ただし、舌先だけが触れているのではなく、舌の根元からしっかりと上顎に吸い付くような感覚が理想的です。
- 舌の位置がよくないとどうなりますか?
- 舌が適切な位置にない場合、以下のような悪影響を引き起こす可能性があります。
- 歯並びの悪化
舌が下顎や歯に当たる位置にあると、出っ歯や受け口、開咬などの不正咬合を引き起こす可能性があります。また、舌の位置が低い状態(低舌位)が続くと上顎が狭くなり、歯並びがさらに悪化する可能性があります。 - 発音への影響
舌の位置が正しくないと、サ行やタ行といった音を発音する際に支障をきたし、滑舌が悪くなる可能性があります。 - 舌や顎の筋力低下
舌が正しい位置にないと、舌の筋力が弱くなり、顎の位置が変わることで噛む力や飲み込む動作にも影響を与えます。 - 呼吸への悪影響
舌が後方や下方に位置すると、気道を圧迫し、鼻呼吸ではなく口呼吸が習慣化してしまいます。慢性的な口呼吸は気道を狭くし、睡眠時無呼吸症候群のリスクを高めます。 - いびきや睡眠時の問題
舌が後方に下がると、寝ている間は舌の筋肉が弛緩し、気道を部分的に塞いでしまうことがあります。いびきや低酸素状態を引き起こし、さらには睡眠の質を低下させる原因となります。 - 長期的な悪影響
舌の位置が適切でない状態が長く続くと、歯や顎の正常な発育が妨げられ、正しい噛み合わせができなくなります。また、気道が狭まることで、呼吸機能や全身の健康に深刻な影響を及ぼす可能性もあります。
- 歯並びの悪化
- 低舌位になりやすい人の特徴を教えて下さい
- 舌が正しい位置よりも低い状態にある低舌位は、口腔内の健康や機能にさまざまな影響を及ぼします。

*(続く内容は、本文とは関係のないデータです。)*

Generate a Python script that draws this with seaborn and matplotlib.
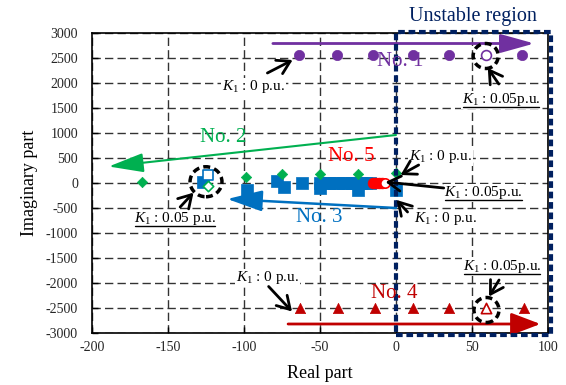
import numpy as np
import pandas as pd
import seaborn as sns
import matplotlib
matplotlib.use("Agg")
import matplotlib.pyplot as plt
from matplotlib.patches import Rectangle, Ellipse
from matplotlib.lines import Line2D

# ---------------- data ----------------
no1_x = [-64, -39, -15, 11, 35, 83]
no1_y = [2550, 2550, 2550, 2550, 2550, 2550]
no1_end_x = [59]
no1_end_y = [2550]

no4_x = [-63, -38, -14, 11, 35, 84]
no4_y = [-2500, -2500, -2500, -2500, -2500, -2500]
no4_end_x = [59.5]
no4_end_y = [-2500]

no2_x = [-167, -99, -75, -50, -25, 0]
no2_y = [15, 125, 180, 180, 180, 200]
no2_end_x = [-124]
no2_end_y = [-70]

no3_x = [-127, -98, -78, -74, -62, -50, -50, -47, -44, -41, -38, -35, -32, -29, -26, -23, -20, -17, -25, 0]
no3_y = [25, -140, 40, -75, 0, 0, -100, 0, 0, 0, 0, 0, 0, 0, 0, 0, 0, 0, -140, -140]
no3_end_x = [-123.5]
no3_end_y = [150]

no5_x = [-15, -13, -11, -9]
no5_y = [0, 0, 0, 0]
no5_end_x = [-7.5]
no5_end_y = [0]

xticks = [-200, -150, -100, -50, 0, 50, 100]
yticks = [-3000, -2500, -2000, -1500, -1000, -500, 0, 500, 1000, 1500, 2000, 2500, 3000]

PURPLE = "#7030A0"
GREEN = "#00B050"
BLUE = "#0070C0"
DRED = "#C00000"
RED = "#FF0000"
NAVY = "#002060"

sns.set_theme(style="ticks")
plt.rcParams["font.family"] = ["Liberation Serif", "DejaVu Serif"]
plt.rcParams["mathtext.fontset"] = "custom"
plt.rcParams["mathtext.rm"] = "Liberation Serif"
plt.rcParams["mathtext.it"] = "Liberation Serif:italic"

fig = plt.figure(figsize=(5.66, 3.85), dpi=100)
ax = fig.add_axes([92 / 566, 1 - 333 / 385, (548 - 92) / 566, 300 / 385])

ax.set_xlim(-200, 100)
ax.set_ylim(-3000, 3000)
ax.set_xticks(xticks)
ax.set_yticks(yticks)
ax.set_xticklabels([str(v) for v in xticks], fontsize=10)
ax.set_yticklabels([str(v) for v in yticks], fontsize=10)
ax.tick_params(direction="in", length=4, width=1, color="black", pad=6)
ax.tick_params(axis="y", pad=10)
ax.grid(True, color="#333333", linestyle=(0, (6, 3)), linewidth=1)
ax.set_axisbelow(True)
for s in ax.spines.values():
    s.set_color("black")
    s.set_linewidth(1.2)


def scat(x, y, marker, color, size, hollow=False, z=3):
    df = pd.DataFrame({"x": x, "y": y})
    if hollow:
        sns.scatterplot(data=df, x="x", y="y", ax=ax, marker=marker, s=size,
                        facecolor="white", edgecolor=color, linewidth=1.2, zorder=z)
    else:
        sns.scatterplot(data=df, x="x", y="y", ax=ax, marker=marker, s=size,
                        color=color, edgecolor=color, linewidth=0.5, zorder=z)


scat(no1_x, no1_y, "o", PURPLE, 55)
scat(no1_end_x, no1_end_y, "o", PURPLE, 50, hollow=True)
scat(no4_x, no4_y, "^", DRED, 55)
scat(no4_end_x, no4_end_y, "^", DRED, 55, hollow=True)
scat(no3_x, no3_y, "s", BLUE, 65, z=3)
scat(no3_end_x, no3_end_y, "s", BLUE, 55, hollow=True, z=4)
scat(no2_x, no2_y, "D", GREEN, 28, z=4)
scat(no2_end_x, no2_end_y, "D", GREEN, 28, hollow=True, z=5)
scat(no5_x, no5_y, "o", RED, 60, z=5)
scat(no5_end_x, no5_end_y, "o", RED, 45, hollow=True, z=6)
ax.set_xlabel("Real part", fontsize=13, color="black", labelpad=8)
ax.set_ylabel("Imaginary part", fontsize=13, color="black", labelpad=6)

# unstable region
rect = Rectangle((0, -3040), 102, 6066, fill=False, edgecolor=NAVY, linewidth=3,
                 linestyle=(0, (1.6, 0.9)), clip_on=False, zorder=7)
ax.add_patch(rect)
fig.text(473 / 566, 1 - 16 / 385, "Unstable region", color=NAVY, fontsize=14.5,
         ha="center", va="center")

# dashed circles
for (cx, cy, w, h) in [(59, 2540, 16.5, 500), (59.5, -2540, 16.5, 500), (-125, 25, 21, 600)]:
    ax.add_patch(Ellipse((cx, cy), w, h, fill=False, edgecolor="black",
                         linewidth=2.5, linestyle=(0, (2, 1.2)), zorder=8))


# big trend arrows
def big_arrow(tail, head, color, lw=2, hl=1.1, hw=0.3, ms=18):
    ax.annotate("", xy=head, xytext=tail,
                arrowprops=dict(arrowstyle=f"-|>,head_length={hl},head_width={hw}",
                                color=color, lw=lw, mutation_scale=ms,
                                shrinkA=0, shrinkB=0), zorder=6, annotation_clip=False)


big_arrow((-81, 2790), (91, 2790), PURPLE, hl=1.15, hw=0.32)
big_arrow((-71, -2820), (95, -2820), DRED, hl=1.0, hw=0.38)
big_arrow((0, 960), (-189, 330), GREEN, lw=1.5, hl=1.2, hw=0.33)
big_arrow((0, -500), (-111, -320), BLUE, lw=1.8, hl=1.2, hw=0.36)

# series labels
ax.text(3, 2420, "No. 1", color=PURPLE, fontsize=15, ha="center", va="center", zorder=9)
ax.text(-113.6, 900, "No. 2", color=GREEN, fontsize=15, ha="center", va="center", zorder=9)
ax.text(-50.6, -700, "No. 3", color=BLUE, fontsize=15, ha="center", va="center", zorder=9)
ax.text(-1.4, -2200, "No. 4", color=DRED, fontsize=15, ha="center", va="center", zorder=9)
ax.text(-29.4, 530, "No. 5", color=RED, fontsize=15, ha="center", va="center", zorder=9)

# K1 annotations
K0 = r"$K_1$ : 0 p.u."
K5 = r"$K_1$ : 0.05p.u."
K5b = r"$K_1$ : 0.05 p.u."
annots = [
    (K0, (-93.9, 1920), (-84.6, 2200), (-68, 2460), False),
    (K5, (69, 1660), (67.6, 1980), (60.4, 2300), True),
    (K5b, (-145.3, -720), (-142, -480), (-133.2, -193), True),
    (K0, (29.4, 520), (14.9, 360), (3, 160), False),
    (K5, (57.7, -200), (31.4, -100), (-6.9, 20), True),
    (K0, (32.7, -720), (7.6, -580), (0.4, -340), False),
    (K0, (-84.6, -1900), (-83.8, -2070), (-68.4, -2570), False),
    (K5, (69.6, -1670), (67.8, -1940), (61.2, -2270), True),
]
underlined = []
for txt, pos, tail, head, ul in annots:
    t = ax.text(pos[0], pos[1], txt, fontsize=11, color="black", ha="center", va="center",
                zorder=9, bbox=dict(boxstyle="square,pad=0.05", fc="white", ec="none"))
    ax.annotate("", xy=head, xytext=tail,
                arrowprops=dict(arrowstyle="->,head_length=0.5,head_width=0.3",
                                color="black", lw=2, mutation_scale=18,
                                shrinkA=0, shrinkB=0), zorder=9)
    if ul:
        underlined.append(t)

fig.canvas.draw()
renderer = fig.canvas.get_renderer()
inv = fig.transFigure.inverted()
for t in underlined:
    bb = t.get_window_extent(renderer)
    x0, y0 = inv.transform((bb.x0 + 1, bb.y0 + 1))
    x1, _ = inv.transform((bb.x1 - 1, bb.y0 + 1))
    fig.add_artist(Line2D([x0, x1], [y0, y0], color="black", lw=1, transform=fig.transFigure, zorder=10))

fig.savefig("out.png", dpi=100)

低舌位になりやすい方には、以下のような特徴や習慣があります。- 舌の側面に歯型がつく
舌が低い位置にあるため、歯に圧迫されることで舌の側面に歯型の跡がつくことがあります。低舌位を示す典型的なサインです。 - お口が開きっぱなし
安静時でもお口がポカンと開いて口呼吸が習慣化している場合は、舌が正しい位置に保たれていない可能性があり、低舌位になりやすいです。 - 声が小さく、発音が不明瞭
舌の動きが制限されて滑舌が悪くなり、サ行やタ行の発音が難しくなる場合があります。 - 食事中に音を立ててしまう
食べるときにクチャクチャと音を立てる方は、舌や口周りの筋力が十分に使われていない可能性があり、低舌位につながる場合があります。 - いびきをかく
睡眠時に舌が後方に下がり、気道を狭めることでいびきを引き起こすことがあります。
- 舌の側面に歯型がつく
編集部まとめ
ここまで歯並びと舌癖の関係性についてお伝えしてきました。
歯並びと舌癖の関係性の要点をまとめると以下のとおりです。
- 舌癖は、無意識のうちに舌を歯に押し付ける癖や、不適切な位置に舌を置く習慣を指す。お口を開けたまま舌が上下の歯の間に出ている状態や、飲み込む動作の際に舌が歯を強く押してしまうことなどが該当する
- 舌癖になる原因は、指しゃぶり、口呼吸、お口周りの筋力低下が挙げられる
- 舌の正しい位置とは、舌先が上の前歯の付け根に軽く触れ、舌全体が上顎に密着している状態。ただし、舌先だけではく、舌の根元からしっかりと上顎に吸い付くような感覚が理想的
歯並びと舌癖は密接に関連しています。正しい舌の位置になるよう意識し、美しい歯並びを保ちましょう。
これらの情報が少しでも皆さまのお役に立てば幸いです。最後までお読みいただき、ありがとうございました。